What is needed:
Skip the pictures. Transcribe the rest of the data below without changing a word.

#####

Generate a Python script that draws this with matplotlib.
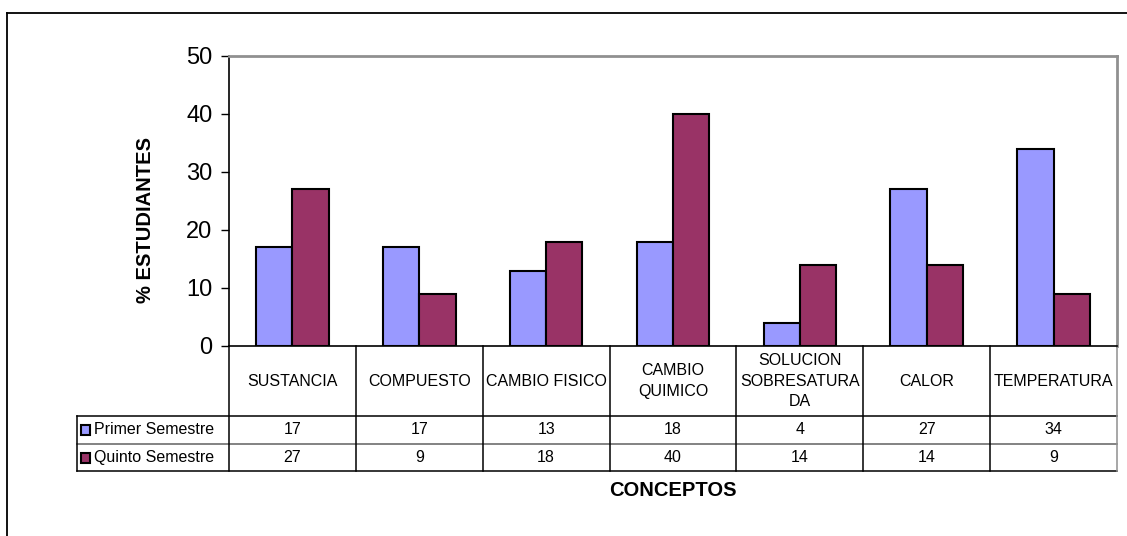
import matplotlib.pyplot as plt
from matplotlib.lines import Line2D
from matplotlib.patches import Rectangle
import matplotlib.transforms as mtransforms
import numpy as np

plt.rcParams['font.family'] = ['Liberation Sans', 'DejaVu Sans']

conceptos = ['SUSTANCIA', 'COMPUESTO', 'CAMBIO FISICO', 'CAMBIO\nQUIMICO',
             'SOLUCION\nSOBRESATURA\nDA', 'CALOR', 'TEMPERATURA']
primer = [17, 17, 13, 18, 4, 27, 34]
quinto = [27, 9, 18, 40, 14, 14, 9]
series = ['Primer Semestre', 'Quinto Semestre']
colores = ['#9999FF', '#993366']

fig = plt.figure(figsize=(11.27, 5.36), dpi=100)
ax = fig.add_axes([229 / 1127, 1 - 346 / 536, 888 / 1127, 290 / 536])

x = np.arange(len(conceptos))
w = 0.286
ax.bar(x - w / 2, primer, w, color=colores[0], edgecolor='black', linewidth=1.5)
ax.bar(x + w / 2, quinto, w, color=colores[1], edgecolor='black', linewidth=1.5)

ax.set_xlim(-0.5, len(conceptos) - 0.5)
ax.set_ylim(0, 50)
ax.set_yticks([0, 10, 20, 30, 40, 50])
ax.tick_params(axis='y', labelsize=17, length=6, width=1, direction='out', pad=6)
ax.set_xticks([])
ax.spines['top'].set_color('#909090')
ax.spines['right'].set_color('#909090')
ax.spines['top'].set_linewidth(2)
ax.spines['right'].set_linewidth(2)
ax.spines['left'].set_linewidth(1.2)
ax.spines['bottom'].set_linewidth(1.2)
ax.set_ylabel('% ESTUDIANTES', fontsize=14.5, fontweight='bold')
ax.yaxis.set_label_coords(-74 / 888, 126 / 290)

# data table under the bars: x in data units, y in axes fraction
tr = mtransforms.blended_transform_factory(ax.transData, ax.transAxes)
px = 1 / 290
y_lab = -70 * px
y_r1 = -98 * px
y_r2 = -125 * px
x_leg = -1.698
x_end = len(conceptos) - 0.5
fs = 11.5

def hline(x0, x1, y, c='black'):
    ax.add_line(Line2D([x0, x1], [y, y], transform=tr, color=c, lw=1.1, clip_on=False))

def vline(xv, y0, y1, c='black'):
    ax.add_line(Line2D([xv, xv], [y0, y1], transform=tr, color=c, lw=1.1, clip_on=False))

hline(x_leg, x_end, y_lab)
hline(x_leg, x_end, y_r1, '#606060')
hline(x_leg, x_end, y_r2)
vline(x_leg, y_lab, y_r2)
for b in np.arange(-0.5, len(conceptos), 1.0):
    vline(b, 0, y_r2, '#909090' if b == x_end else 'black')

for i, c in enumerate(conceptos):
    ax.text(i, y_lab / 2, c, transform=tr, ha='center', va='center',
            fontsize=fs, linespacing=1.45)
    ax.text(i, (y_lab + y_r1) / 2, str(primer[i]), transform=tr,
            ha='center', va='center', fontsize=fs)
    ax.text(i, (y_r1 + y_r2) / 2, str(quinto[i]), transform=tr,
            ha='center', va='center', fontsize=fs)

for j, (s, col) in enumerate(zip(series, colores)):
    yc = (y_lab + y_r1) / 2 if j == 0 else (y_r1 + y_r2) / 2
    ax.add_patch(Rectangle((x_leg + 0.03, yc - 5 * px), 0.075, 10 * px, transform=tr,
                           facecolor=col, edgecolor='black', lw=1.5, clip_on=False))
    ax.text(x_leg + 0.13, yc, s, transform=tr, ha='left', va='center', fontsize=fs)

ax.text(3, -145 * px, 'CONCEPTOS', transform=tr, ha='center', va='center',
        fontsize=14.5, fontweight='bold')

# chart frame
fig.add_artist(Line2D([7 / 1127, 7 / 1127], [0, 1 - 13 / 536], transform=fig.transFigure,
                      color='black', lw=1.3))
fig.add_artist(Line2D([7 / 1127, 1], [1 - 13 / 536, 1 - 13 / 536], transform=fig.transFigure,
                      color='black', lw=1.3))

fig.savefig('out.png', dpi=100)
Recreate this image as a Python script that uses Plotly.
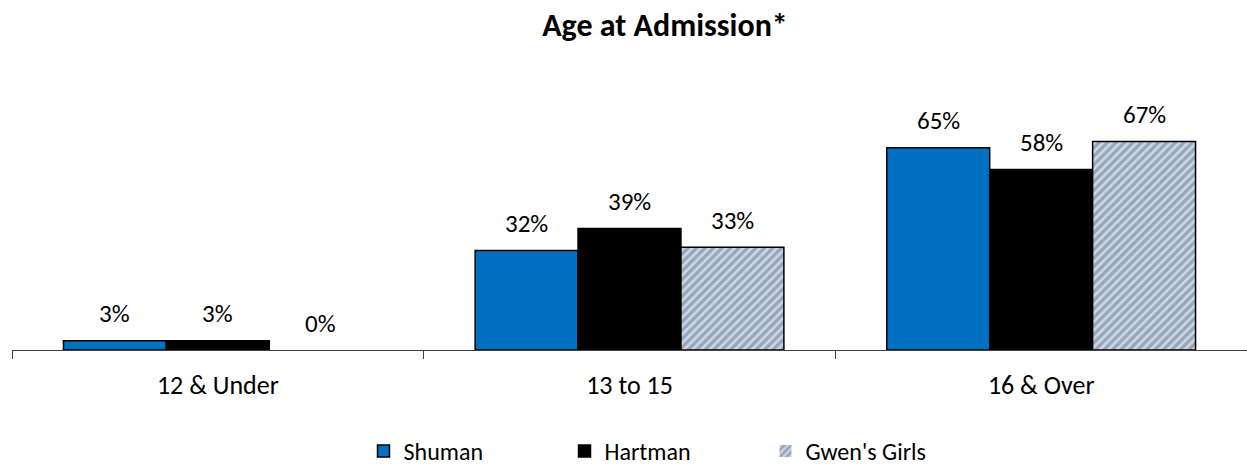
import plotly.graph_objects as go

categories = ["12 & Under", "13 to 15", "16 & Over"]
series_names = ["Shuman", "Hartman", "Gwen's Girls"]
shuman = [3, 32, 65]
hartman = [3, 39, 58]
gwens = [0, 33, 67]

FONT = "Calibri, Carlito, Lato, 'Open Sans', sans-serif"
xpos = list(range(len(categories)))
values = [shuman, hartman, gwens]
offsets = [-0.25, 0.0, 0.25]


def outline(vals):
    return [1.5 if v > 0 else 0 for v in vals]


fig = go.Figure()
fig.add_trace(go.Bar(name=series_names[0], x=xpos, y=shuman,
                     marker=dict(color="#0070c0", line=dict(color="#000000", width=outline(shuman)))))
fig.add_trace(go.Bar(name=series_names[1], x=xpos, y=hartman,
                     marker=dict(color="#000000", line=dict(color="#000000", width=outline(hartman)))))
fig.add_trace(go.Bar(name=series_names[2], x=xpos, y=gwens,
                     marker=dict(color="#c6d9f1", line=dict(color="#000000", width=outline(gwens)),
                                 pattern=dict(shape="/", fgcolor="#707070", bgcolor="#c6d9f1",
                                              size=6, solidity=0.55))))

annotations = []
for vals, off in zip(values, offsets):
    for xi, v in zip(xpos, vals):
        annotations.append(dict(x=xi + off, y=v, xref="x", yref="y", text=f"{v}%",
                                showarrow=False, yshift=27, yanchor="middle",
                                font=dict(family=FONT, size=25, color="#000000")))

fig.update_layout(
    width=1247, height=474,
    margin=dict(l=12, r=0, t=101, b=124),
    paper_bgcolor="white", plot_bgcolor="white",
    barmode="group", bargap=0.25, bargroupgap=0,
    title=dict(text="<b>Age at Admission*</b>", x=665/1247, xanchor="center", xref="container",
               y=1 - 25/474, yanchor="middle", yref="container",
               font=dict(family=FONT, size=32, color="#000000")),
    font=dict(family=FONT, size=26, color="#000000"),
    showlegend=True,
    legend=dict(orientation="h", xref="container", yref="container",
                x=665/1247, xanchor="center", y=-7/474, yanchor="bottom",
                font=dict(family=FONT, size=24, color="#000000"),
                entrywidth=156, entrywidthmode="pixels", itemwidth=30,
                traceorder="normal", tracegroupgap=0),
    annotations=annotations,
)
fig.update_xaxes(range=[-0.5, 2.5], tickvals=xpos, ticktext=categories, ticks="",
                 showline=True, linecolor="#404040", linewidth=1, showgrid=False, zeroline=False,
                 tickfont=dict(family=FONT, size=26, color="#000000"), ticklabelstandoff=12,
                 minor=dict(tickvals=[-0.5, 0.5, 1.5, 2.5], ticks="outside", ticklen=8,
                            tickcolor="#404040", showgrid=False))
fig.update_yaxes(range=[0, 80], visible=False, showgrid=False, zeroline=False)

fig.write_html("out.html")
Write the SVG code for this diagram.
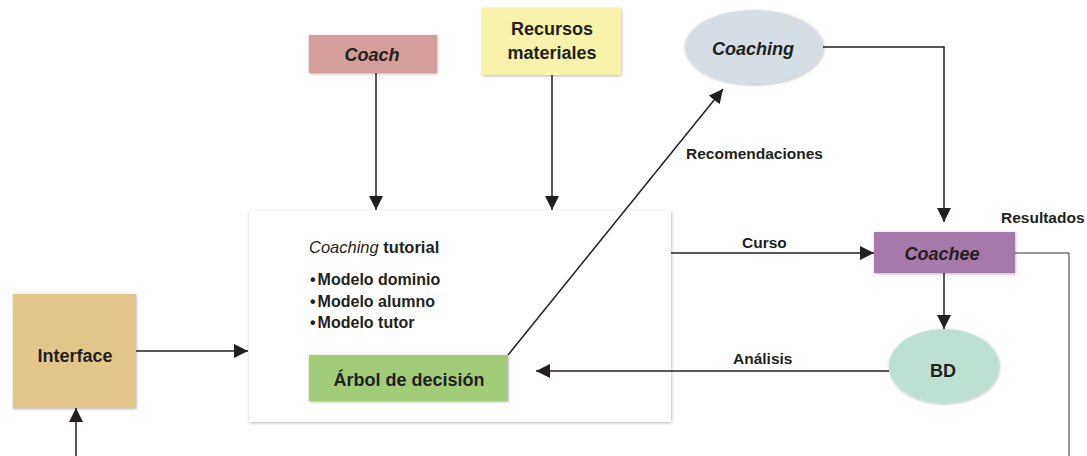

#####

Answer to this problem:
Generate a Python script that draws this with matplotlib.
import matplotlib.pyplot as plt
from matplotlib.lines import Line2D
from matplotlib.patches import Rectangle
import matplotlib.transforms as mtransforms
import numpy as np

plt.rcParams['font.family'] = ['Liberation Sans', 'DejaVu Sans']

conceptos = ['SUSTANCIA', 'COMPUESTO', 'CAMBIO FISICO', 'CAMBIO\nQUIMICO',
             'SOLUCION\nSOBRESATURA\nDA', 'CALOR', 'TEMPERATURA']
primer = [17, 17, 13, 18, 4, 27, 34]
quinto = [27, 9, 18, 40, 14, 14, 9]
series = ['Primer Semestre', 'Quinto Semestre']
colores = ['#9999FF', '#993366']

fig = plt.figure(figsize=(11.27, 5.36), dpi=100)
ax = fig.add_axes([229 / 1127, 1 - 346 / 536, 888 / 1127, 290 / 536])

x = np.arange(len(conceptos))
w = 0.286
ax.bar(x - w / 2, primer, w, color=colores[0], edgecolor='black', linewidth=1.5)
ax.bar(x + w / 2, quinto, w, color=colores[1], edgecolor='black', linewidth=1.5)

ax.set_xlim(-0.5, len(conceptos) - 0.5)
ax.set_ylim(0, 50)
ax.set_yticks([0, 10, 20, 30, 40, 50])
ax.tick_params(axis='y', labelsize=17, length=6, width=1, direction='out', pad=6)
ax.set_xticks([])
ax.spines['top'].set_color('#909090')
ax.spines['right'].set_color('#909090')
ax.spines['top'].set_linewidth(2)
ax.spines['right'].set_linewidth(2)
ax.spines['left'].set_linewidth(1.2)
ax.spines['bottom'].set_linewidth(1.2)
ax.set_ylabel('% ESTUDIANTES', fontsize=14.5, fontweight='bold')
ax.yaxis.set_label_coords(-74 / 888, 126 / 290)

# data table under the bars: x in data units, y in axes fraction
tr = mtransforms.blended_transform_factory(ax.transData, ax.transAxes)
px = 1 / 290
y_lab = -70 * px
y_r1 = -98 * px
y_r2 = -125 * px
x_leg = -1.698
x_end = len(conceptos) - 0.5
fs = 11.5

def hline(x0, x1, y, c='black'):
    ax.add_line(Line2D([x0, x1], [y, y], transform=tr, color=c, lw=1.1, clip_on=False))

def vline(xv, y0, y1, c='black'):
    ax.add_line(Line2D([xv, xv], [y0, y1], transform=tr, color=c, lw=1.1, clip_on=False))

hline(x_leg, x_end, y_lab)
hline(x_leg, x_end, y_r1, '#606060')
hline(x_leg, x_end, y_r2)
vline(x_leg, y_lab, y_r2)
for b in np.arange(-0.5, len(conceptos), 1.0):
    vline(b, 0, y_r2, '#909090' if b == x_end else 'black')

for i, c in enumerate(conceptos):
    ax.text(i, y_lab / 2, c, transform=tr, ha='center', va='center',
            fontsize=fs, linespacing=1.45)
    ax.text(i, (y_lab + y_r1) / 2, str(primer[i]), transform=tr,
            ha='center', va='center', fontsize=fs)
    ax.text(i, (y_r1 + y_r2) / 2, str(quinto[i]), transform=tr,
            ha='center', va='center', fontsize=fs)

for j, (s, col) in enumerate(zip(series, colores)):
    yc = (y_lab + y_r1) / 2 if j == 0 else (y_r1 + y_r2) / 2
    ax.add_patch(Rectangle((x_leg + 0.03, yc - 5 * px), 0.075, 10 * px, transform=tr,
                           facecolor=col, edgecolor='black', lw=1.5, clip_on=False))
    ax.text(x_leg + 0.13, yc, s, transform=tr, ha='left', va='center', fontsize=fs)

ax.text(3, -145 * px, 'CONCEPTOS', transform=tr, ha='center', va='center',
        fontsize=14.5, fontweight='bold')

# chart frame
fig.add_artist(Line2D([7 / 1127, 7 / 1127], [0, 1 - 13 / 536], transform=fig.transFigure,
                      color='black', lw=1.3))
fig.add_artist(Line2D([7 / 1127, 1], [1 - 13 / 536, 1 - 13 / 536], transform=fig.transFigure,
                      color='black', lw=1.3))

fig.savefig('out.png', dpi=100)
Recreate this image as a Python script that uses Plotly.
import plotly.graph_objects as go

categories = ["12 & Under", "13 to 15", "16 & Over"]
series_names = ["Shuman", "Hartman", "Gwen's Girls"]
shuman = [3, 32, 65]
hartman = [3, 39, 58]
gwens = [0, 33, 67]

FONT = "Calibri, Carlito, Lato, 'Open Sans', sans-serif"
xpos = list(range(len(categories)))
values = [shuman, hartman, gwens]
offsets = [-0.25, 0.0, 0.25]


def outline(vals):
    return [1.5 if v > 0 else 0 for v in vals]


fig = go.Figure()
fig.add_trace(go.Bar(name=series_names[0], x=xpos, y=shuman,
                     marker=dict(color="#0070c0", line=dict(color="#000000", width=outline(shuman)))))
fig.add_trace(go.Bar(name=series_names[1], x=xpos, y=hartman,
                     marker=dict(color="#000000", line=dict(color="#000000", width=outline(hartman)))))
fig.add_trace(go.Bar(name=series_names[2], x=xpos, y=gwens,
                     marker=dict(color="#c6d9f1", line=dict(color="#000000", width=outline(gwens)),
                                 pattern=dict(shape="/", fgcolor="#707070", bgcolor="#c6d9f1",
                                              size=6, solidity=0.55))))

annotations = []
for vals, off in zip(values, offsets):
    for xi, v in zip(xpos, vals):
        annotations.append(dict(x=xi + off, y=v, xref="x", yref="y", text=f"{v}%",
                                showarrow=False, yshift=27, yanchor="middle",
                                font=dict(family=FONT, size=25, color="#000000")))

fig.update_layout(
    width=1247, height=474,
    margin=dict(l=12, r=0, t=101, b=124),
    paper_bgcolor="white", plot_bgcolor="white",
    barmode="group", bargap=0.25, bargroupgap=0,
    title=dict(text="<b>Age at Admission*</b>", x=665/1247, xanchor="center", xref="container",
               y=1 - 25/474, yanchor="middle", yref="container",
               font=dict(family=FONT, size=32, color="#000000")),
    font=dict(family=FONT, size=26, color="#000000"),
    showlegend=True,
    legend=dict(orientation="h", xref="container", yref="container",
                x=665/1247, xanchor="center", y=-7/474, yanchor="bottom",
                font=dict(family=FONT, size=24, color="#000000"),
                entrywidth=156, entrywidthmode="pixels", itemwidth=30,
                traceorder="normal", tracegroupgap=0),
    annotations=annotations,
)
fig.update_xaxes(range=[-0.5, 2.5], tickvals=xpos, ticktext=categories, ticks="",
                 showline=True, linecolor="#404040", linewidth=1, showgrid=False, zeroline=False,
                 tickfont=dict(family=FONT, size=26, color="#000000"), ticklabelstandoff=12,
                 minor=dict(tickvals=[-0.5, 0.5, 1.5, 2.5], ticks="outside", ticklen=8,
                            tickcolor="#404040", showgrid=False))
fig.update_yaxes(range=[0, 80], visible=False, showgrid=False, zeroline=False)

fig.write_html("out.html")
Write the SVG code for this diagram.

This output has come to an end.